The Bank of Ghana mopped up a total GH¢79.8billion through its liquidity absorption operations between January and April 2025 – marking a 76.6 percent jump from GH¢45.1billion during the same period last year.

The surge in tightening was most pronounced in April, when the central bank drained a record GH¢33.3billion from the financial system following it’s 123rd Monetary Policy Committee meeting in March 2025.

It also signals a firm commitment to anchor inflation expectations and maintain macroeconomic stability under Ghana’s IMF-supported reform programme.

The BoG notes that tight liquidity management, reinforced by complementary policy tools is crucial to keeping disinflation on track.

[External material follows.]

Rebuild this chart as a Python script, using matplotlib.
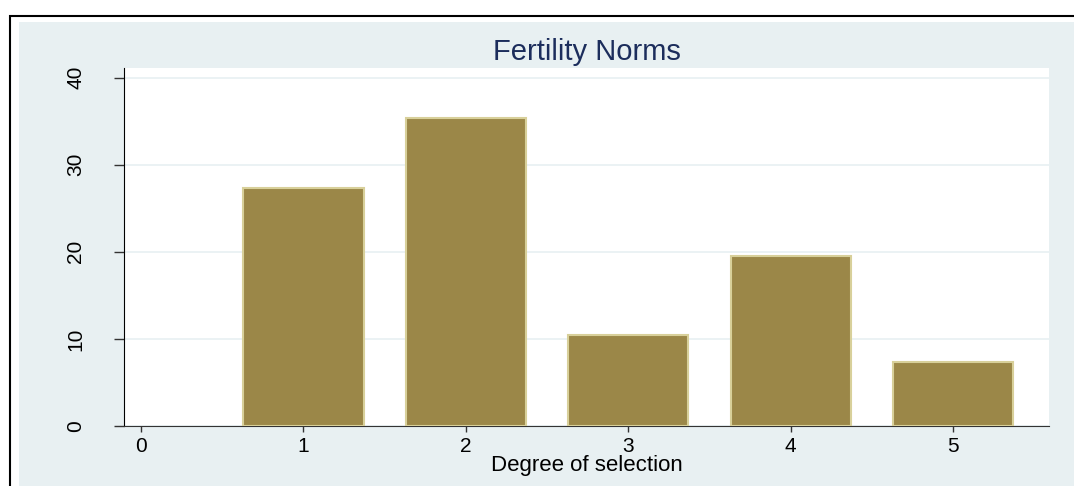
import matplotlib.pyplot as plt
from matplotlib.patches import Rectangle

plt.rcParams['font.family'] = ['Liberation Sans', 'DejaVu Sans']

# data
degree = [0, 1, 2, 3, 4, 5]
percent = [0.0, 27.3, 35.4, 10.4, 19.5, 7.3]
yticks = [0, 10, 20, 30, 40]

BG = '#e8f0f2'
BAR = '#9b8748'
BAR_EDGE = '#d8d09a'
TITLE_C = '#1c2d5c'

fig = plt.figure(figsize=(10.74, 4.86), dpi=100)
fig.patch.set_facecolor('white')

# outer frame + graph region (cropped at right/bottom in the reference)
fig.patches.append(Rectangle((10/1074, -0.1), 1.2, 1.1 - 16/486, transform=fig.transFigure,
                             facecolor='white', edgecolor='black', lw=1.5, zorder=0))
fig.patches.append(Rectangle((19/1074, -0.1), 1.2, 1.1 - 22/486, transform=fig.transFigure,
                             facecolor=BG, edgecolor='none', zorder=0.5))

ax = fig.add_axes([124/1074, 1 - 426/486, 925/1074, 358/486])
ax.set_zorder(2)
ax.set_facecolor('white')

# empty bars get no outline
lws = [1.5 if p > 0 else 0 for p in percent]
ax.bar(degree, percent, width=0.74, color=BAR, edgecolor=BAR_EDGE, linewidth=lws, zorder=3)

ax.set_xlim(-0.105, 5.59)
ax.set_ylim(0, 41.1)
ax.set_xticks(degree)
ax.set_yticks(yticks)
ax.set_yticklabels([str(t) for t in yticks], rotation=90, va='center')

ax.grid(axis='y', color=BG, lw=1.2, zorder=1)
ax.set_axisbelow(True)

for s in ['top', 'right']:
    ax.spines[s].set_visible(False)
ax.spines['left'].set_color('black')
ax.spines['bottom'].set_color('#333333')

ax.tick_params(axis='y', length=7, width=1, labelsize=15, pad=21, color='#333333')
ax.tick_params(axis='x', length=4, width=1, labelsize=15, pad=4, color='#333333')

ax.set_title('Fertility Norms', fontsize=21, color=TITLE_C, pad=6)
ax.set_xlabel('Degree of selection', fontsize=16, labelpad=-1)

plt.savefig('out.png', dpi=100)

The total mop-up in just four months of 2025 represents nearly 60 percent of the entire 2024 total of GH¢134billion, underscoring BoG’s intensified effort to control money supply and stabilise the macroeconomic environment.

OMO instruments, once a routine tool of liquidity fine-tuning, have taken centre-stage in BoG’s tightening toolkit. The central bank recently introduced a 273-day sterilisation bill and launched a review of the cash reserve ratio framework to further strengthen monetary policy transmission.

The central bank’s aggressive mop-up appears to be bearing early fruit. Headline inflation eased to 21.2 percent in April from 22.4 percent in March – well below the 41.2 percent rate recorded a year earlier.

Investor appetite remains robust. Strong demand at auctions has been driven by improved macroeconomic sentiment and relatively stable exchange rate conditions.